→ What the task asks: Note each line that includes the word "matplotlib". Copy those lines.

[Source records]
________________________
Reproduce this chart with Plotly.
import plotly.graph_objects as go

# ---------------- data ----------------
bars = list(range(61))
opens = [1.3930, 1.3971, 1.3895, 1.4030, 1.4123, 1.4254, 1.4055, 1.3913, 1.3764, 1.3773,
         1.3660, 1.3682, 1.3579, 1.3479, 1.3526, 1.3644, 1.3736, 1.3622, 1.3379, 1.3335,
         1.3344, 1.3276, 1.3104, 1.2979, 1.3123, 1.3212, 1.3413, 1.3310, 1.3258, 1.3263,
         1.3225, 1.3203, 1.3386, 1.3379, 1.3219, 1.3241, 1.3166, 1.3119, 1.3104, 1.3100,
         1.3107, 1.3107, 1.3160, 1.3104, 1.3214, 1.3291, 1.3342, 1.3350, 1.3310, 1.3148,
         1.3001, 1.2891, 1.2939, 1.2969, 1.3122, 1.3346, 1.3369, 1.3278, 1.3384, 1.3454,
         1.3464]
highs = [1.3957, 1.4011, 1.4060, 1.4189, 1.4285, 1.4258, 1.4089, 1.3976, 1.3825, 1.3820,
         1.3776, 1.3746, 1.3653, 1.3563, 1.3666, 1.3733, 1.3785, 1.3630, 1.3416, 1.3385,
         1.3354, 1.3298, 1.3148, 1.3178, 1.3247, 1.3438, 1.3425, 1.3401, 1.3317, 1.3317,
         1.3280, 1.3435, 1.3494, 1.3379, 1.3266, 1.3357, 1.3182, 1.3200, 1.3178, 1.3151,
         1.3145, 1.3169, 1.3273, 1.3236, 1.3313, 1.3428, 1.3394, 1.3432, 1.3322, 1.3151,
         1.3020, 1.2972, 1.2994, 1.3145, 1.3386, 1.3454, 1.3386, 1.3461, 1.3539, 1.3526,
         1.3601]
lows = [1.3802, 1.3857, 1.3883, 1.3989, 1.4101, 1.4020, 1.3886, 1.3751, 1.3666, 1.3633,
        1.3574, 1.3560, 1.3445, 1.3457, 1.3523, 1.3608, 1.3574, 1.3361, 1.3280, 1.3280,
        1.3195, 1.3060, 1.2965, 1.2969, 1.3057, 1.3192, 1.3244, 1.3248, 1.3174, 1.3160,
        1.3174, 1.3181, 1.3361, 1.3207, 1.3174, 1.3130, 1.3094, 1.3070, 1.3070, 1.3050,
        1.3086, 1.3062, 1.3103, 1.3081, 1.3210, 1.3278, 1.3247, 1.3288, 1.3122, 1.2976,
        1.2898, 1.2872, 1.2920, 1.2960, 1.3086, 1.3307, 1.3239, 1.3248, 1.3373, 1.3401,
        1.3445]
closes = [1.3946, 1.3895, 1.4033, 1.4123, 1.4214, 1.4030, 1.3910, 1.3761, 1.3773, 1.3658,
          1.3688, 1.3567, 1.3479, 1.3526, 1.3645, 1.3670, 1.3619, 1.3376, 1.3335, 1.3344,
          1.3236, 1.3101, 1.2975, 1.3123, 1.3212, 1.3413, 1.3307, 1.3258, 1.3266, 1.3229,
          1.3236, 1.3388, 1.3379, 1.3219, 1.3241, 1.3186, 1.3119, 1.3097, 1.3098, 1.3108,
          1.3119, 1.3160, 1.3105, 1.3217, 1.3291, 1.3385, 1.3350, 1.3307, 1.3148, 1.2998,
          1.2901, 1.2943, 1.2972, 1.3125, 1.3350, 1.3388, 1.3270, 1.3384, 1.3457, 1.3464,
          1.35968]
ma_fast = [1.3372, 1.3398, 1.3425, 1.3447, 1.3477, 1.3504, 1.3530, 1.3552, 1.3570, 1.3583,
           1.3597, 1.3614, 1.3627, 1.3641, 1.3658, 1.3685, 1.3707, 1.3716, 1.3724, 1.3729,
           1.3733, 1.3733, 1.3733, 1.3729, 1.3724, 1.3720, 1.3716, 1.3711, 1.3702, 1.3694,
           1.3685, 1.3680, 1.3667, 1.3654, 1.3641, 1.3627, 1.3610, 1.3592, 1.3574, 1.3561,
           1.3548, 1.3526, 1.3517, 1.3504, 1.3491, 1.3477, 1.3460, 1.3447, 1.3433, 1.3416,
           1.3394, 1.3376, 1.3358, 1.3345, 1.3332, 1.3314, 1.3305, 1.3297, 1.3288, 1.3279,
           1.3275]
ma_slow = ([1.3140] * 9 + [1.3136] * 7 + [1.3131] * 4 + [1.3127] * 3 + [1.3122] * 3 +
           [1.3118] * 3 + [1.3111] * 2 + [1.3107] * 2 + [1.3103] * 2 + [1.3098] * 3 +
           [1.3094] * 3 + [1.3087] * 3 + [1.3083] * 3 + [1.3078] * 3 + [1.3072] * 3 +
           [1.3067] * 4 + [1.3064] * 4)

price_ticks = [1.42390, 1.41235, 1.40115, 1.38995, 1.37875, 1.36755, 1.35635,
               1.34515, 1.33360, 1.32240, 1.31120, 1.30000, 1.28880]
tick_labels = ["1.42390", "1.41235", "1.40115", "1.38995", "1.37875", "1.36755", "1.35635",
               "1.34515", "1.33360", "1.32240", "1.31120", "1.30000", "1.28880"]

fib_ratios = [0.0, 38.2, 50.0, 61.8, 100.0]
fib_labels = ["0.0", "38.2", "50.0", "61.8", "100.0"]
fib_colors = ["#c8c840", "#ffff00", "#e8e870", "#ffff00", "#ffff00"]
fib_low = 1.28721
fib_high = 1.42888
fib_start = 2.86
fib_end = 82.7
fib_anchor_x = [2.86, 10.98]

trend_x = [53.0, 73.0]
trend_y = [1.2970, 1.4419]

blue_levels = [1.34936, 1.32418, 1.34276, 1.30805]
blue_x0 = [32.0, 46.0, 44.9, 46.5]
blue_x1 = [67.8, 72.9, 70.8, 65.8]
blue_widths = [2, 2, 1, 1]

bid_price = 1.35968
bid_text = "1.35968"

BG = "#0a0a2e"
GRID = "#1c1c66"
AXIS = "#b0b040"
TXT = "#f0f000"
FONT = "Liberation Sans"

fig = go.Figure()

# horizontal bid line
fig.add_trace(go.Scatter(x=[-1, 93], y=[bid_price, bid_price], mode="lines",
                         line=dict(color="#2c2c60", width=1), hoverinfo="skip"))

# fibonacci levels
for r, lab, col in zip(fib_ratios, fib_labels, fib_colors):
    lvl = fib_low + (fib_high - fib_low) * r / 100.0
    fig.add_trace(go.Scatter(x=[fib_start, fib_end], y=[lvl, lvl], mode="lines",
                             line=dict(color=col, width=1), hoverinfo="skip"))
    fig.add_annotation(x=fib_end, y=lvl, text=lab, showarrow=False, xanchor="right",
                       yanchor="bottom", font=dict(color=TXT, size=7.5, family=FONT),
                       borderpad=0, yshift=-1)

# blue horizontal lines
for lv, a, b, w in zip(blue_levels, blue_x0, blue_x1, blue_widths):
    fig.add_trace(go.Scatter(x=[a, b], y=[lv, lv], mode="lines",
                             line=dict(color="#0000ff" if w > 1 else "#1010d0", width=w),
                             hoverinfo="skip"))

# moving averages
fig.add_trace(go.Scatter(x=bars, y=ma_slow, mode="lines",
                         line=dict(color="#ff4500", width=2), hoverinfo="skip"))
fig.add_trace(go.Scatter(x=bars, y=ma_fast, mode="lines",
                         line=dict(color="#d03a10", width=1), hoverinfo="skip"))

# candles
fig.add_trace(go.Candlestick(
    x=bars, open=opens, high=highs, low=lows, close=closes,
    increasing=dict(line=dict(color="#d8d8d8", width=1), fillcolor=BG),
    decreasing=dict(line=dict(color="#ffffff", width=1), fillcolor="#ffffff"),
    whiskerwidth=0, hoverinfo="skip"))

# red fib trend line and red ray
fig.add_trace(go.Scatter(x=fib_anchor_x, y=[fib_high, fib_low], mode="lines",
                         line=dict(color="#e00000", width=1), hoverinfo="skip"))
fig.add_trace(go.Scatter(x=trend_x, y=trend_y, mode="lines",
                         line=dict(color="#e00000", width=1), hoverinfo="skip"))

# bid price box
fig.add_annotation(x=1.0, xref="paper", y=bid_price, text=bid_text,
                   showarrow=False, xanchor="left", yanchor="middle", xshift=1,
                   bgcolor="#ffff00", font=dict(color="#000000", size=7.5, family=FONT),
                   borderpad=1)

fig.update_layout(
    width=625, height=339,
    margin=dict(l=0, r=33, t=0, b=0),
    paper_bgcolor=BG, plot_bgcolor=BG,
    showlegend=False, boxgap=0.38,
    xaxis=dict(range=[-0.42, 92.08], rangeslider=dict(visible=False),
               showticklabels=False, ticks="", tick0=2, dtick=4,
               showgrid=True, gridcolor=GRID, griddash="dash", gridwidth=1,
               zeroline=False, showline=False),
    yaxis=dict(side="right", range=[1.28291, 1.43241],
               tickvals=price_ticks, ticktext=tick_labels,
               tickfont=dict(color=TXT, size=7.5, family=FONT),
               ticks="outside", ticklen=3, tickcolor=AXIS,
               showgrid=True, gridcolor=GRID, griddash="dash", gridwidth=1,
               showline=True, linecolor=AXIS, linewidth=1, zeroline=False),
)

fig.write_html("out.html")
________________________
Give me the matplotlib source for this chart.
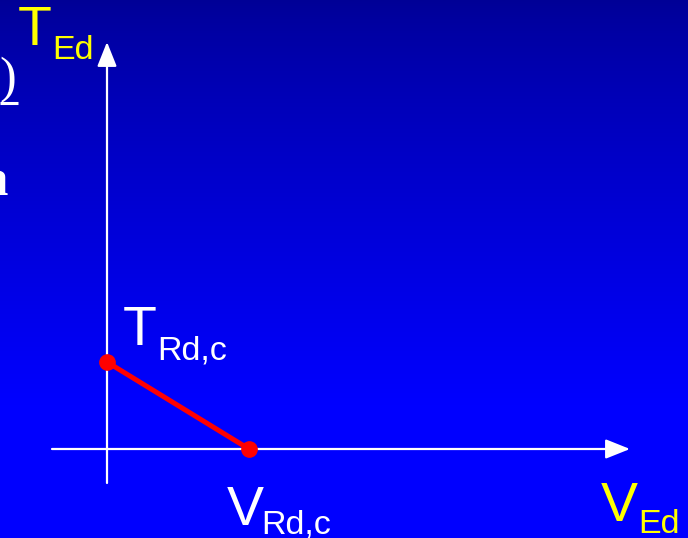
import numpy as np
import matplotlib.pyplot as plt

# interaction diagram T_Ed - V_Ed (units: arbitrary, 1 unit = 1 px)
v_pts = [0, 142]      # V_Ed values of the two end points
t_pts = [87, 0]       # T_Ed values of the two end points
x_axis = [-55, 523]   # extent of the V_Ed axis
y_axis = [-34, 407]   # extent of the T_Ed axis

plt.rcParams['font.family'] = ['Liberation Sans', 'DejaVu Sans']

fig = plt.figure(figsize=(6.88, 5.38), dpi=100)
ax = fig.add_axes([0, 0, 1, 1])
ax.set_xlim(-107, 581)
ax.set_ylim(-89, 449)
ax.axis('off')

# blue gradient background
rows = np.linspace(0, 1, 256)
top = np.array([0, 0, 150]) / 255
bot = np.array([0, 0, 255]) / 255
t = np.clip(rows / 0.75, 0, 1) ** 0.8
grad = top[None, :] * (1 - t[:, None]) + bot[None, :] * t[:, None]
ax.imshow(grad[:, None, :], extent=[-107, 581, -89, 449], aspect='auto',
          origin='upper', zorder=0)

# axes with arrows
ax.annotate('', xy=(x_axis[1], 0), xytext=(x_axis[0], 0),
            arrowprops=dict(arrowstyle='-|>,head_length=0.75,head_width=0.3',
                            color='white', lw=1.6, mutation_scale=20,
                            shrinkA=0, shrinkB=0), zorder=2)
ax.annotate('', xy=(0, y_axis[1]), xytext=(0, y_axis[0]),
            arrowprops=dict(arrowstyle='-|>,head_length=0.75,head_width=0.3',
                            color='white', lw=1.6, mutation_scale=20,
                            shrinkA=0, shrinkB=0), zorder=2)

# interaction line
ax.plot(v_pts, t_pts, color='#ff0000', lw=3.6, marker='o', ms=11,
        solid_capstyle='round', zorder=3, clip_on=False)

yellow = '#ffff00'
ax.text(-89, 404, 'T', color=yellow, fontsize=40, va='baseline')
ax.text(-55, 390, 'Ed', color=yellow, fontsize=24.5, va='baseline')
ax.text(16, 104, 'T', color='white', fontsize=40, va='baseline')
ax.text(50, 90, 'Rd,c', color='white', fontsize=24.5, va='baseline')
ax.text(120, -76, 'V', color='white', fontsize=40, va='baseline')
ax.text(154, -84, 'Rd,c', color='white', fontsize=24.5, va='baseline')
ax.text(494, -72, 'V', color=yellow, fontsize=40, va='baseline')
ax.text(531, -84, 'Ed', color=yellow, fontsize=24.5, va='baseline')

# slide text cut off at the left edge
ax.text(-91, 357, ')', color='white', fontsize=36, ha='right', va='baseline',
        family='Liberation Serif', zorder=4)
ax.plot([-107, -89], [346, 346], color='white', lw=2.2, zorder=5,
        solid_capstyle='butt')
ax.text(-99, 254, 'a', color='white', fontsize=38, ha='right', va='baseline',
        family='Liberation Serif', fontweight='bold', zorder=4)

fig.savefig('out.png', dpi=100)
________________________
→ Exercise result:
Give me the matplotlib source for this chart.
import matplotlib.pyplot as plt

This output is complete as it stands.